In other words, the Bush administration's long drive to bring diplomatic (as opposed to military) pressure to bear on Iran - to stop the nuclear program before it destabilizes the Middle East or worse - has been a complete waste of time. Worse, while we've diddled with diplomacy, Tehran has had five years to forge ahead with its plans.

Again, this drive explicitly abjured any use of military force. Secretary Condoleeza Rice has been reassuring the world that the United States wants a multilateral, diplomatic solution to the Iran "problem" rather than a unilateral military one, while Adm. Fallon was making similar pacific noises from Centcom.

...

Diplomacy without the credible threat of the use of force is a gift of time to an adversary like Iran. What Fallon did was undermine any credible use of force that might have motivated Iran to pursue a diplomatic solution.
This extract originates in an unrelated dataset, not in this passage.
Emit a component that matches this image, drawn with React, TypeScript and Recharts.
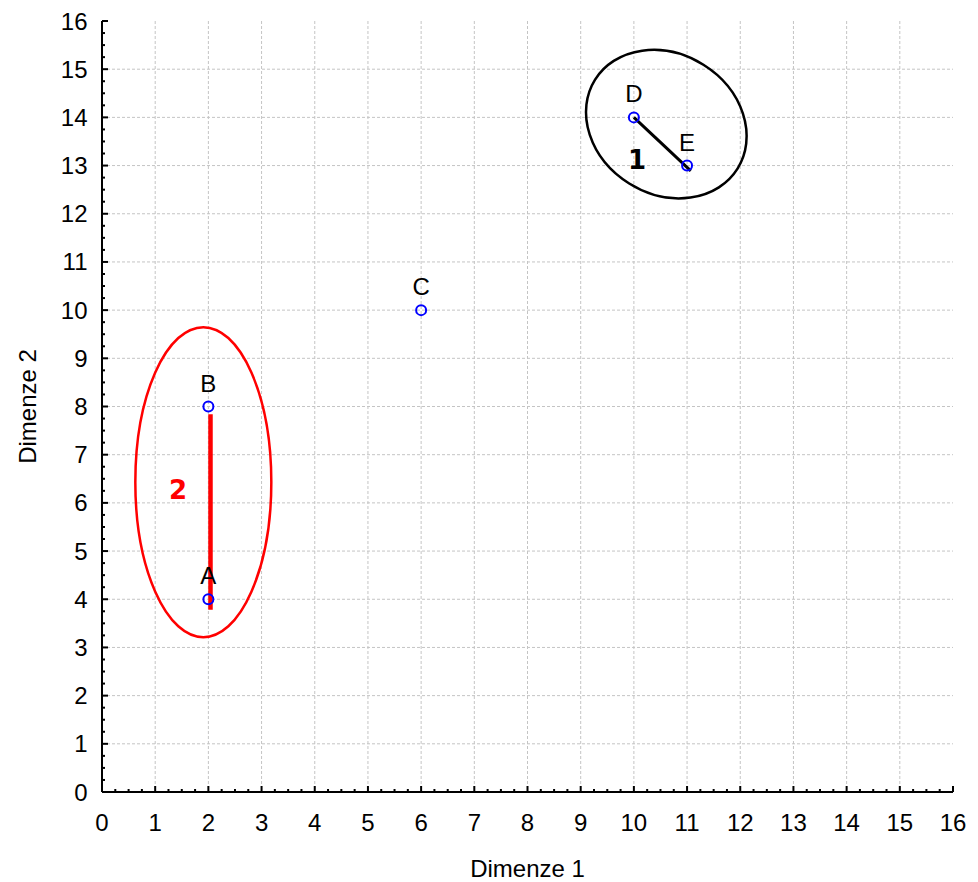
import React from 'react';
import {
    ScatterChart,
    Scatter,
    XAxis,
    YAxis,
    CartesianGrid,
    ReferenceLine,
    ReferenceDot,
} from 'recharts';

// objects shown on the map
const POINT_NAMES = ['A', 'B', 'C', 'D', 'E'];
const POINT_X = [2, 2, 6, 10, 11];
const POINT_Y = [4, 8, 10, 14, 13];

// axis ticks and grid
const AXIS_TICKS = [0, 1, 2, 3, 4, 5, 6, 7, 8, 9, 10, 11, 12, 13, 14, 15, 16];
const GRID_LINES = [1, 2, 3, 4, 5, 6, 7, 8, 9, 10, 11, 12, 13, 14, 15];

// cluster annotations (data units)
const CLUSTER_1_LINE = [{ x: 10, y: 14 }, { x: 11.07, y: 12.89 }];
const CLUSTER_2_LINE = [{ x: 2.04, y: 3.78 }, { x: 2.04, y: 7.84 }];

const FONT = '"Liberation Sans", Arial, sans-serif';

const points = POINT_NAMES.map((name, i) => ({ name, x: POINT_X[i], y: POINT_Y[i] }));

// major ticks plus three minor ticks between them
const allTicks = AXIS_TICKS.flatMap(t =>
    t < AXIS_TICKS[AXIS_TICKS.length - 1] ? [t, t + 0.25, t + 0.5, t + 0.75] : [t]
);

const XTick = (props: any) => {
    const { x, y, payload } = props;
    const major = Number.isInteger(payload.value);
    return (
        <g>
            <line x1={x} x2={x} y1={y} y2={y - (major ? 6 : 3)} stroke="#000" strokeWidth={2} />
            {major && (
                <text x={x} y={y + 38.5} textAnchor="middle" fontSize={24} fontFamily={FONT} fill="#000">
                    {payload.value}
                </text>
            )}
        </g>
    );
};

const YTick = (props: any) => {
    const { x, y, payload } = props;
    const major = Number.isInteger(payload.value);
    return (
        <g>
            <line x1={x} x2={x + (major ? 6 : 3)} y1={y} y2={y} stroke="#000" strokeWidth={2} />
            {major && (
                <text x={x - 14.5} y={y + 8.5} textAnchor="end" fontSize={24} fontFamily={FONT} fill="#000">
                    {payload.value}
                </text>
            )}
        </g>
    );
};

const PointShape = (props: any) => {
    const { cx, cy, payload } = props;
    return (
        <g>
            <circle cx={cx} cy={cy} r={5} fill="none" stroke="#0000ff" strokeWidth={2} />
            <text x={cx} y={cy - 15} textAnchor="middle" fontSize={24} fontFamily={FONT} fill="#000">
                {payload.name}
            </text>
        </g>
    );
};

const ellipseShape = (rx: number, ry: number, angle: number, color: string) => (props: any) => (
    <ellipse
        cx={props.cx}
        cy={props.cy}
        rx={rx}
        ry={ry}
        transform={`rotate(${angle} ${props.cx} ${props.cy})`}
        fill="none"
        stroke={color}
        strokeWidth={2.5}
    />
);

const numberShape = (text: string, color: string) => (props: any) => (
    <text
        x={props.cx}
        y={props.cy + 9.5}
        textAnchor="middle"
        fontSize={26}
        fontWeight="bold"
        fontFamily='"DejaVu Sans", sans-serif'
        fill={color}
    >
        {text}
    </text>
);

export default function App() {
    return (
        <div style={{ position: 'absolute', left: 0, top: 0, width: 978, height: 882, background: '#fff' }}>
            <ScatterChart width={978} height={882} margin={{ top: 21, right: 25, bottom: 2, left: 20 }}>
                <CartesianGrid
                    stroke="#c4c4c4"
                    strokeDasharray="3 2"
                    verticalValues={GRID_LINES}
                    horizontalValues={GRID_LINES}
                />
                <XAxis
                    type="number"
                    dataKey="x"
                    domain={[0, 16]}
                    ticks={allTicks}
                    interval={0}
                    tickSize={0}
                    tickMargin={0}
                    tickLine={false}
                    tick={XTick}
                    height={88}
                    axisLine={{ stroke: '#000', strokeWidth: 2 }}
                    label={{ value: 'Dimenze 1', position: 'insideBottom', offset: 3, fontSize: 24, fontFamily: FONT, fill: '#000' }}
                />
                <YAxis
                    type="number"
                    dataKey="y"
                    domain={[0, 16]}
                    ticks={allTicks}
                    interval={0}
                    tickSize={0}
                    tickMargin={0}
                    tickLine={false}
                    tick={YTick}
                    width={82}
                    axisLine={{ stroke: '#000', strokeWidth: 2 }}
                    label={{
                        value: 'Dimenze 2',
                        angle: -90,
                        position: 'insideLeft',
                        offset: 7,
                        fontSize: 24,
                        fontFamily: FONT,
                        fill: '#000',
                        style: { textAnchor: 'middle' },
                    }}
                />
                <ReferenceDot x={10.61} y={13.86} shape={ellipseShape(84, 70, 32, '#000')} />
                <ReferenceDot x={1.905} y={6.43} shape={ellipseShape(68, 155, 0, '#ff0000')} />
                <ReferenceDot x={10.06} y={13.13} shape={numberShape('1', '#000')} />
                <ReferenceDot x={1.43} y={6.28} shape={numberShape('2', '#ff0000')} />
                <Scatter data={points} shape={PointShape} isAnimationActive={false} />
                <ReferenceLine segment={CLUSTER_2_LINE} stroke="#ff0000" strokeWidth={4.5} ifOverflow="visible" />
                <ReferenceLine segment={CLUSTER_1_LINE} stroke="#000" strokeWidth={3} ifOverflow="visible" />
            </ScatterChart>
        </div>
    );
}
Fallon and others have argued that attacking Iran would be disastrous for the US. There is little doubt that it would cause a reaction from Iran, but the devastation to Iran of a properly planned attack would be far worse than any reaction they can project at this time and that reaction would be far less than what Iran would o if given the gift of time to develop its nuclear weapons. The appeasement that is being pushed by the US intelligence agencies and people like Fallon is making a military confrontation more likely and under less favorable circumstances.